Oysa umudun KESK’in 25 Kasım Grevinde, TEKEL işçilerinin onurlu direnişinde, Marmaray, İSKİ, İtfaiye ve Samatya Hastanesi inşaat işçilerinin, taşeron sistemini Adana ve Bursa’da durduran taşeron sağlık işçilerinin mücadelesinde olduğu ortada… Yeni bir emek hareketinin inşa edilmesi açısından önemli olanaklara sahip olan KESK ve tüm sorunlarına karşın DİSK’in yapması gereken bu umudu büyütecek bir yönelime girmesidir. TEKEL direnişi döneminde önemli katkılar sunan ve dönem dönem inisiyatif alan bu iki örgüt, yanına diğer ilerici emek örgütlerini de alarak TÜRK-İŞ’e rağmen güvenceli iş mücadelesinde adres olmayı tercih etmiş ve başarabilmiş olsalardı bugün hem 26 Mayıs grevi hem de güvencesizlerin örgütlenmesi açısından önemli bir dönemeç dönülmüş olacaktı.

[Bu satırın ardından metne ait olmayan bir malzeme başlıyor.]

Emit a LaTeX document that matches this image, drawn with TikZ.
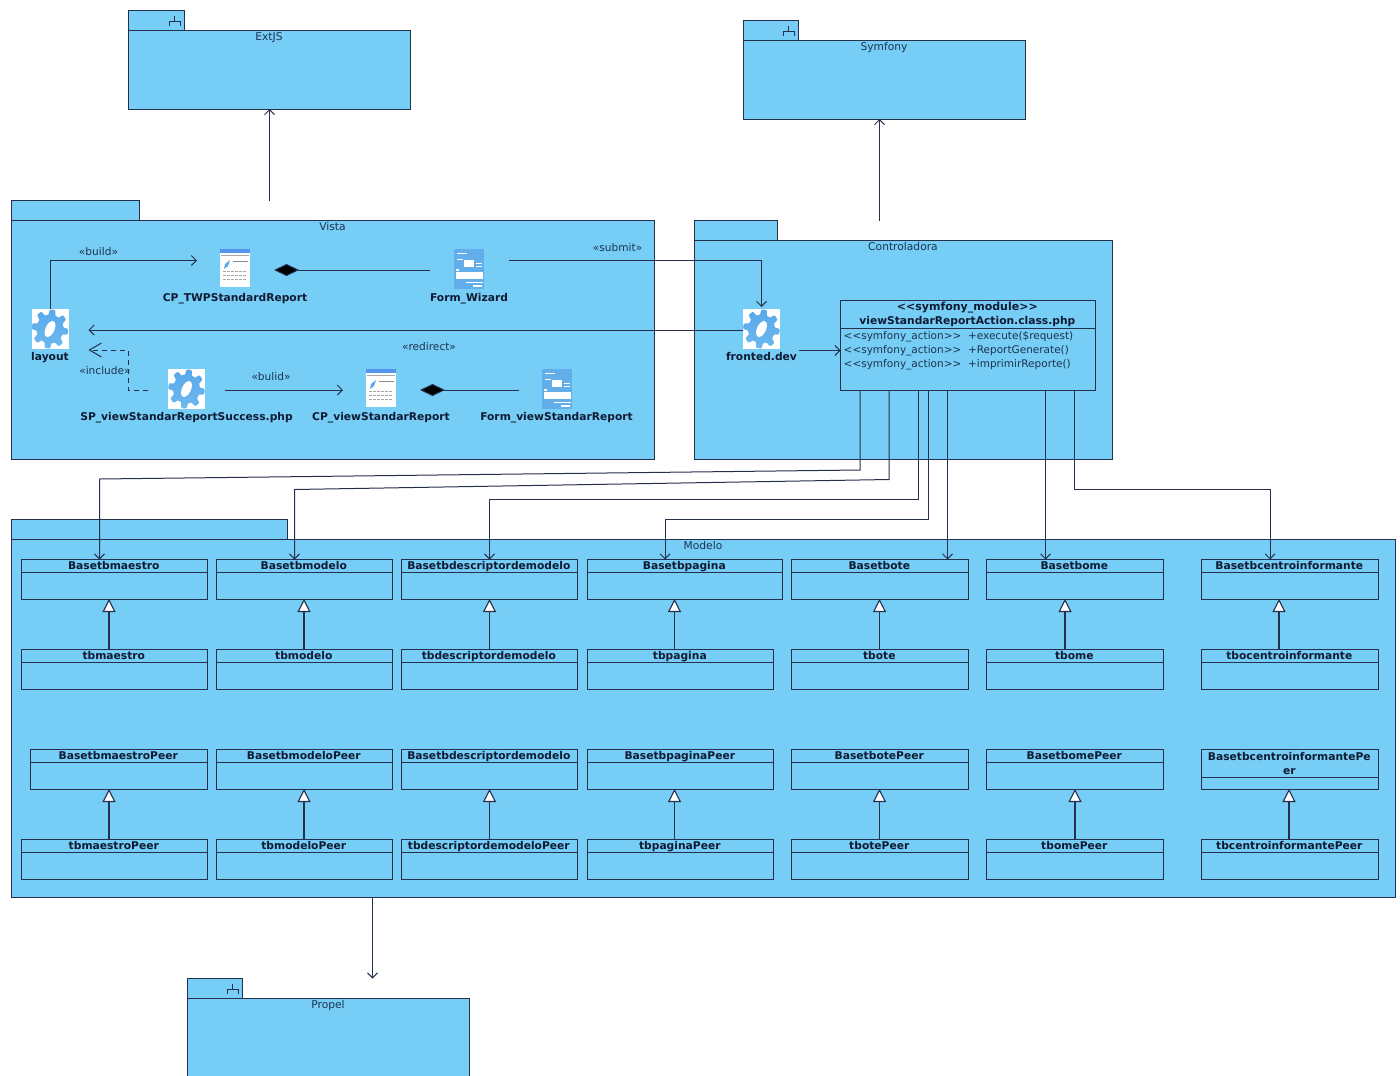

Şimdi tüm bu tartışmalar bir yana bırakılarak az zaman kalmış olsa da 26 Mayıs Grevi tüm sönümlendirme ve engelleme çabalarına karşın görünür hale getirilmelidir. KESK’in 22 Şubat kararlılığının altı doldurulmalıdır. Tıpkı 25 Kasım Grevinde olduğu gibi geleceğe umut taşıyacak mütevazi halk grevi deneyimleri yaratılmalıdır. Ülkenin her tarafında filizlenmeye başlayan güvencesizlerin isyanını, halkın hak mücadeleleri ile buluşturarak büyütmek ve bu çoban yıldızını emeğin iktidarına varacak güneşe çevirmek hepimizin temel görevidir.